I’ve had psoriasis, to a greater or lesser extent, for over 20 years. During that time, I’ve tried lots of different prescribed topical treatments. I’ve had two courses of light therapy when my flare ups were particularly severe. And I’ve done a lot of experimenting at home to figure out what makes my skin better, and what makes it worse. I quickly realized that psoriasis can be an unpredictable condition — for example, my first pregnancy seemed to trigger flare ups, but my skin actually cleared up during my second. But what I know for sure is that there’s plenty I can do to help ease discomfort and reduce flare ups. Over the years, I’ve identified what I need to do for my skin on a daily basis to help manage the disease. Here’s what my typical daily psoriasis routine looks like.
Start the day out right
I often get small patches of psoriasis on my face, particularly during cold weather, so I give them some TLC as soon as I wake up. First, I apply a smoothing cleanser to dry skin, leave it a moment to work its magic, then remove it carefully with a super soft, organic bamboo face cloth. I pat my skin dry with another face cloth, then gently apply very small amounts of tea tree oil, which has antiseptic and antimicrobial properties, to the affected areas with a cotton ball.
If I can get away without makeup, I’ll go bare-faced. I try to minimize the products I use on my face as much as possible to let my skin breathe and reduce the risk of irritation. But if I need some coverage, I’ll always go for something that I know won’t make my psoriasis worse. This has taken a significant amount of trial and error, but it’s worth it. I always apply my makeup with clean fingertips and take great care not to remove any scales, as this can lead to another flare up.
Depending on my schedule, I’ll try to start the day with some exercise, whether that’s yoga, a swim, or walking the kids to school. Exercise is my number one go-to for stress relief, and I know from experience the effect stress can have on psoriasis. If exercise isn’t your thing, find something that works for you — it could be knitting, meditation, baking, or deep breathing.

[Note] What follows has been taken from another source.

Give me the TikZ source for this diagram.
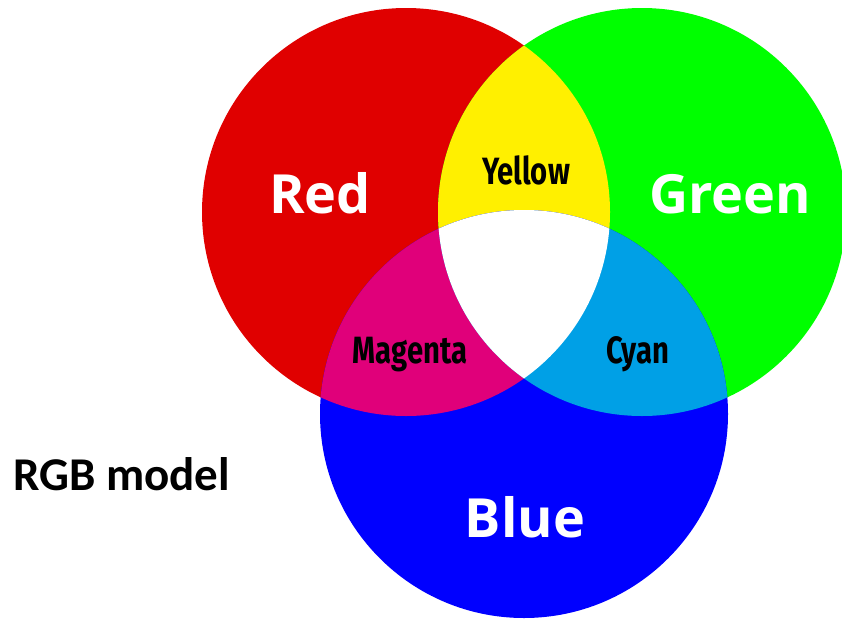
\documentclass[tikz,border=0pt]{standalone}
\usepackage{fontspec}
\setmainfont{Open Sans}
\newfontfamily\labelfont{Open Sans}
\newfontfamily\condfont{Fira Sans}[FakeStretch=0.77]
\newfontfamily\titlefont{Carlito}
\definecolor{cred}{RGB}{224,0,0}
\definecolor{cgreen}{RGB}{0,255,0}
\definecolor{cblue}{RGB}{0,0,255}
\definecolor{cyellow}{RGB}{255,240,0}
\definecolor{cmagenta}{RGB}{224,0,122}
\definecolor{ccyan}{RGB}{0,160,230}
\tikzset{
  bigname/.style={text=white, inner sep=0pt, anchor=base, font=\labelfont\bfseries\fontsize{54}{58}\selectfont},
  mixname/.style={text=black, inner sep=0pt, anchor=base, font=\condfont\bfseries\fontsize{38}{42}\selectfont},
  titlename/.style={text=black, inner sep=0pt, anchor=base west, font=\titlefont\bfseries\fontsize{47}{51}\selectfont}
}
\begin{document}
\begin{tikzpicture}[x=1pt,y=-1pt]
\useasboundingbox (0,0) rectangle (842,621);
\def\R{204}
\coordinate (cr) at (406,212);
\coordinate (cg) at (642,212);
\coordinate (cb) at (524,414);
\fill[cred] (cr) circle (\R);
\fill[cgreen] (cg) circle (\R);
\fill[cblue] (cb) circle (\R);
\begin{scope}
  \clip (cr) circle (\R);
  \fill[cyellow] (cg) circle (\R);
  \fill[cmagenta] (cb) circle (\R);
\end{scope}
\begin{scope}
  \clip (cg) circle (\R);
  \fill[ccyan] (cb) circle (\R);
  \clip (cr) circle (\R);
  \fill[white] (cb) circle (\R);
\end{scope}
\node[bigname] (red) at (320,213) {Red};
\node[bigname] (green) at (730,213) {Green};
\node[bigname] (blue) at (525,537) {Blue};
\node[mixname] (yellow) at (526,184) {Yellow};
\node[mixname] (magenta) at (410,363) {Magenta};
\node[mixname] (cyan) at (638,363) {Cyan};
\node[titlename] (title) at (13,490) {RGB model};
\end{tikzpicture}
\end{document}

Stay fueled (and hydrated!)
There’s no scientifically proven link between diet and psoriasis, but I definitely see an improvement in my skin when I eat nutritious foods and drink lots of water. To make it easier to get my daily quota of H2O, I fill my 750 ml drink bottle and sip it throughout the morning, and do the same in the afternoon.
While scientists still haven’t pinpointed the exact cause of psoriasis, one popular theory is that it’s due to inflammation in the body, so this is always something in the back of my mind. I don’t drink alcohol, try to limit my intake of inflammatory foods, such as dairy and sugar, and base my diet on food that might reduce inflammation and ease psoriasis symptoms. My weekly shopping cart typically includes plenty of healthy fats (olive oil, nuts, seeds, avocado, eggs and dark chocolate), lots of leafy green vegetables, berries and cherries, and oily fish.
My tub of moisturizer is never too far from me throughout the day. Regular moisturizing doesn’t get rid of psoriasis, but it does help to reduce dryness, itching, and scaling. I always choose fragrance-free moisturizers, as these don’t tend to irritate my sensitive skin. I also carry small tubs of moisturizer in my bag and in my car so that I can reapply it whenever I feel the need, wherever I am.
Wind down for the day
I find baths really relaxing, but they sometimes increase the redness in my skin, so I tend to have a bath in the evening rather than first thing in the morning. I always add something to the water to help soothe my skin. My top choices are almond oil, which is antibacterial, packed with vitamin A, and highly emollient (meaning it helps to balance the absorption of moisture and water loss), and Dead Sea salts, which are high in magnesium. I lock the door, light a few candles, and soak in the warm water for at least 20 minutes. When I get out, I pat my skin dry with a soft towel, then it’s time for yet another application of moisturizer. I do this while my skin is still damp to help lock in moisture.
Ideally, I’ll get a least seven hours’ sleep per night. There’s no direct link between sleep — or lack of it — and psoriasis, but a lack of sleep or poor quality sleep can lead to exhaustion, and subsequently increase anxiety and stress, which are common psoriasis triggers.
Each of these small steps makes it easier to manage my psoriasis on a daily basis. As an added bonus, they all benefit my wider health in numerous ways. And the healthier I feel, the better equipped I am, both physically and mentally, to cope with whatever my skin decides to throw at me.